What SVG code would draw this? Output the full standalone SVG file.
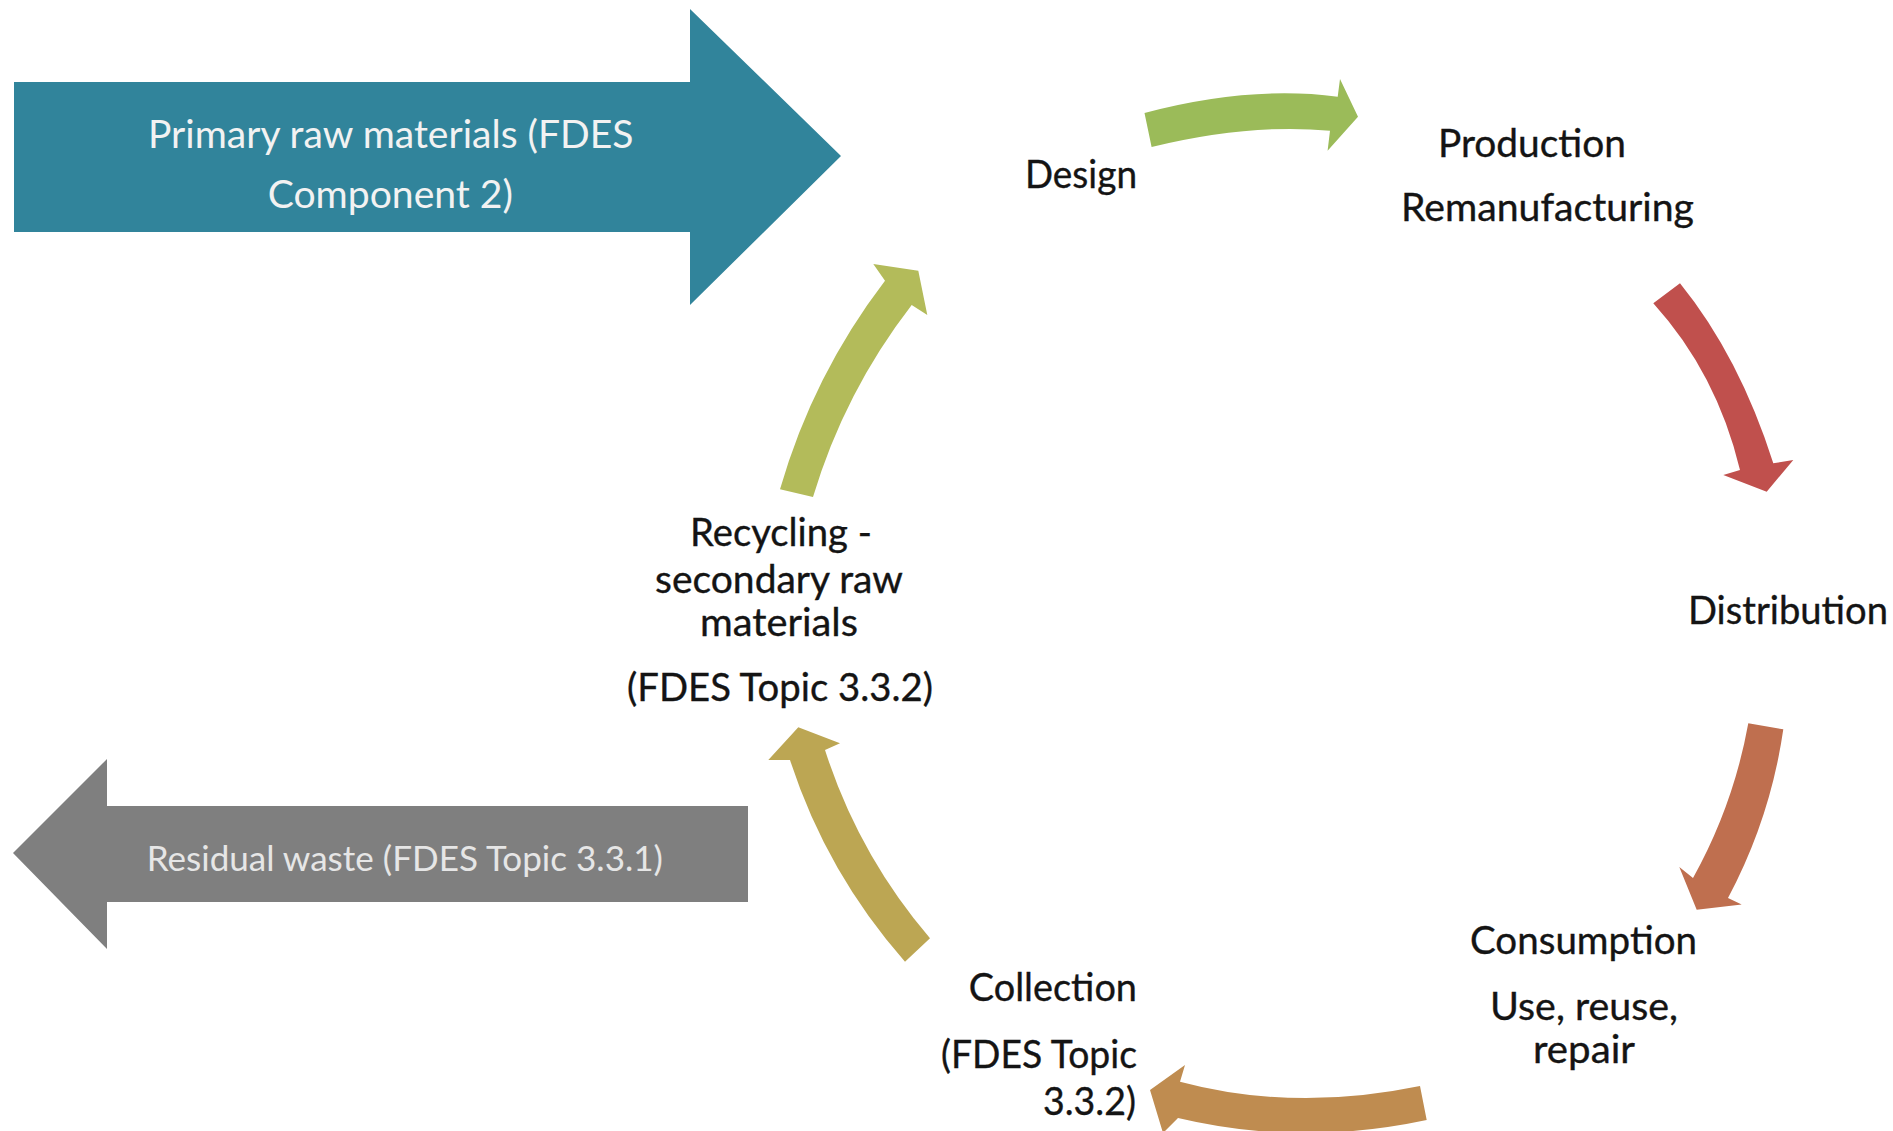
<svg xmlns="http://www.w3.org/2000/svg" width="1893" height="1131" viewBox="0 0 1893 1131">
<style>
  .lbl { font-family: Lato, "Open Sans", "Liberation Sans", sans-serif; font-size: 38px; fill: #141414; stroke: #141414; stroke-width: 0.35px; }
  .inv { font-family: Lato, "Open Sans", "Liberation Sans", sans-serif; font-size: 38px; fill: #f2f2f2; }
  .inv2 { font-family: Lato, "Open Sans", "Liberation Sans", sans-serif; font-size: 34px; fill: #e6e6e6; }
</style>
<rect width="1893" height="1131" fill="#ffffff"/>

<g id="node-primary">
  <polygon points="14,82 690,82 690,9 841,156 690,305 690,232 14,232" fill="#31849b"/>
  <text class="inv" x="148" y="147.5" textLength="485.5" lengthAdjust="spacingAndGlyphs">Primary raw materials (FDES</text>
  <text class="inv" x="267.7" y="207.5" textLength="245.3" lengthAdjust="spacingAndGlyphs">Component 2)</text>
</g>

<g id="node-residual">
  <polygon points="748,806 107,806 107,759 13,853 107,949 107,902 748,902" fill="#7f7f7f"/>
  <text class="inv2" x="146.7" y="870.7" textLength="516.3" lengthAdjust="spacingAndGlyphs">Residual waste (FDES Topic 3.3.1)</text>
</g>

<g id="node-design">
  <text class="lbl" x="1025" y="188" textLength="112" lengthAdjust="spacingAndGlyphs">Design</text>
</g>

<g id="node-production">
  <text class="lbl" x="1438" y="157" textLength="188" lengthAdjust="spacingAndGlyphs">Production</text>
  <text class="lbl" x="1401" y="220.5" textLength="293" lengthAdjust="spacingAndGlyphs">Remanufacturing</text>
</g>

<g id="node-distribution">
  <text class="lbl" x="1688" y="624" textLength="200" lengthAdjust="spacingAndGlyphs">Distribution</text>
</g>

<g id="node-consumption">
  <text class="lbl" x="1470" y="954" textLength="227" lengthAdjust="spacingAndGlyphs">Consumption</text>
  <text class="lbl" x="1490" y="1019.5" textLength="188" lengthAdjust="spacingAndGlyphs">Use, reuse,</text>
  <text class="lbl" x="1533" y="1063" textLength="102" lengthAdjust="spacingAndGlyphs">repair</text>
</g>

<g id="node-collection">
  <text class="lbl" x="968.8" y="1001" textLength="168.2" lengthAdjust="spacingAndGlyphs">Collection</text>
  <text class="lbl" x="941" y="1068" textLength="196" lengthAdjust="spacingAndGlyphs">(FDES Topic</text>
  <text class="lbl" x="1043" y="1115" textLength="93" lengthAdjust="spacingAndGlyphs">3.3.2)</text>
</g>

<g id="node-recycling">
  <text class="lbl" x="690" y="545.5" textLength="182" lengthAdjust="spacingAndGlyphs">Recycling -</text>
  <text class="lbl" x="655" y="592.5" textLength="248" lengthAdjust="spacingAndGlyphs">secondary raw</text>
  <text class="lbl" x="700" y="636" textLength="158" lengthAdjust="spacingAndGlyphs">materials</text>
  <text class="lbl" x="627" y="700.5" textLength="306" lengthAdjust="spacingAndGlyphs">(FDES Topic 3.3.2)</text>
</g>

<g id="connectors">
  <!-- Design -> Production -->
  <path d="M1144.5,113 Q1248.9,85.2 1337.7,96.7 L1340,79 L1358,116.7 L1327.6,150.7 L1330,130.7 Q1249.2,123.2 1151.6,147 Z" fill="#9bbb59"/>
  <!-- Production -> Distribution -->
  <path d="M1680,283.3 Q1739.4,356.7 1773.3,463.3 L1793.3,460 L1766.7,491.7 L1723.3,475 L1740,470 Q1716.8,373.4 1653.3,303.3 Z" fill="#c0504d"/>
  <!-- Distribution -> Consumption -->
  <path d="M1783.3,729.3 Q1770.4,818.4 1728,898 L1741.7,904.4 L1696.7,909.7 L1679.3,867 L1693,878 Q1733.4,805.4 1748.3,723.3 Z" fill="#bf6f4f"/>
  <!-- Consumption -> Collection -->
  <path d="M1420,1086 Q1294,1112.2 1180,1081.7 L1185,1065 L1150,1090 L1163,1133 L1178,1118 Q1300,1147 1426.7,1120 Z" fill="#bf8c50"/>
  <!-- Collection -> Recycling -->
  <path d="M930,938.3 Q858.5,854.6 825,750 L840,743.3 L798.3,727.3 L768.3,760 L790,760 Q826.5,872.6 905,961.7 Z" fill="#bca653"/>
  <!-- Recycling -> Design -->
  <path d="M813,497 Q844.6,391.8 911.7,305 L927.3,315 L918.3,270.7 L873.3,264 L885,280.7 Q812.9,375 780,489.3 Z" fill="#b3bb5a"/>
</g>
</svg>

---+---

> [Your task] Copy out each line word for word, please, skipping the images.

> [Written response]
What SVG code would draw this? Output the full standalone SVG file.
<svg xmlns="http://www.w3.org/2000/svg" width="1893" height="1131" viewBox="0 0 1893 1131">
<style>
  .lbl { font-family: Lato, "Open Sans", "Liberation Sans", sans-serif; font-size: 38px; fill: #141414; stroke: #141414; stroke-width: 0.35px; }
  .inv { font-family: Lato, "Open Sans", "Liberation Sans", sans-serif; font-size: 38px; fill: #f2f2f2; }
  .inv2 { font-family: Lato, "Open Sans", "Liberation Sans", sans-serif; font-size: 34px; fill: #e6e6e6; }
</style>
<rect width="1893" height="1131" fill="#ffffff"/>

<g id="node-primary">
  <polygon points="14,82 690,82 690,9 841,156 690,305 690,232 14,232" fill="#31849b"/>
  <text class="inv" x="148" y="147.5" textLength="485.5" lengthAdjust="spacingAndGlyphs">Primary raw materials (FDES</text>
  <text class="inv" x="267.7" y="207.5" textLength="245.3" lengthAdjust="spacingAndGlyphs">Component 2)</text>
</g>

<g id="node-residual">
  <polygon points="748,806 107,806 107,759 13,853 107,949 107,902 748,902" fill="#7f7f7f"/>
  <text class="inv2" x="146.7" y="870.7" textLength="516.3" lengthAdjust="spacingAndGlyphs">Residual waste (FDES Topic 3.3.1)</text>
</g>

<g id="node-design">
  <text class="lbl" x="1025" y="188" textLength="112" lengthAdjust="spacingAndGlyphs">Design</text>
</g>

<g id="node-production">
  <text class="lbl" x="1438" y="157" textLength="188" lengthAdjust="spacingAndGlyphs">Production</text>
  <text class="lbl" x="1401" y="220.5" textLength="293" lengthAdjust="spacingAndGlyphs">Remanufacturing</text>
</g>

<g id="node-distribution">
  <text class="lbl" x="1688" y="624" textLength="200" lengthAdjust="spacingAndGlyphs">Distribution</text>
</g>

<g id="node-consumption">
  <text class="lbl" x="1470" y="954" textLength="227" lengthAdjust="spacingAndGlyphs">Consumption</text>
  <text class="lbl" x="1490" y="1019.5" textLength="188" lengthAdjust="spacingAndGlyphs">Use, reuse,</text>
  <text class="lbl" x="1533" y="1063" textLength="102" lengthAdjust="spacingAndGlyphs">repair</text>
</g>

<g id="node-collection">
  <text class="lbl" x="968.8" y="1001" textLength="168.2" lengthAdjust="spacingAndGlyphs">Collection</text>
  <text class="lbl" x="941" y="1068" textLength="196" lengthAdjust="spacingAndGlyphs">(FDES Topic</text>
  <text class="lbl" x="1043" y="1115" textLength="93" lengthAdjust="spacingAndGlyphs">3.3.2)</text>
</g>

<g id="node-recycling">
  <text class="lbl" x="690" y="545.5" textLength="182" lengthAdjust="spacingAndGlyphs">Recycling -</text>
  <text class="lbl" x="655" y="592.5" textLength="248" lengthAdjust="spacingAndGlyphs">secondary raw</text>
  <text class="lbl" x="700" y="636" textLength="158" lengthAdjust="spacingAndGlyphs">materials</text>
  <text class="lbl" x="627" y="700.5" textLength="306" lengthAdjust="spacingAndGlyphs">(FDES Topic 3.3.2)</text>
</g>

<g id="connectors">
  <!-- Design -> Production -->
  <path d="M1144.5,113 Q1248.9,85.2 1337.7,96.7 L1340,79 L1358,116.7 L1327.6,150.7 L1330,130.7 Q1249.2,123.2 1151.6,147 Z" fill="#9bbb59"/>
  <!-- Production -> Distribution -->
  <path d="M1680,283.3 Q1739.4,356.7 1773.3,463.3 L1793.3,460 L1766.7,491.7 L1723.3,475 L1740,470 Q1716.8,373.4 1653.3,303.3 Z" fill="#c0504d"/>
  <!-- Distribution -> Consumption -->
  <path d="M1783.3,729.3 Q1770.4,818.4 1728,898 L1741.7,904.4 L1696.7,909.7 L1679.3,867 L1693,878 Q1733.4,805.4 1748.3,723.3 Z" fill="#bf6f4f"/>
  <!-- Consumption -> Collection -->
  <path d="M1420,1086 Q1294,1112.2 1180,1081.7 L1185,1065 L1150,1090 L1163,1133 L1178,1118 Q1300,1147 1426.7,1120 Z" fill="#bf8c50"/>
  <!-- Collection -> Recycling -->
  <path d="M930,938.3 Q858.5,854.6 825,750 L840,743.3 L798.3,727.3 L768.3,760 L790,760 Q826.5,872.6 905,961.7 Z" fill="#bca653"/>
  <!-- Recycling -> Design -->
  <path d="M813,497 Q844.6,391.8 911.7,305 L927.3,315 L918.3,270.7 L873.3,264 L885,280.7 Q812.9,375 780,489.3 Z" fill="#b3bb5a"/>
</g>
</svg>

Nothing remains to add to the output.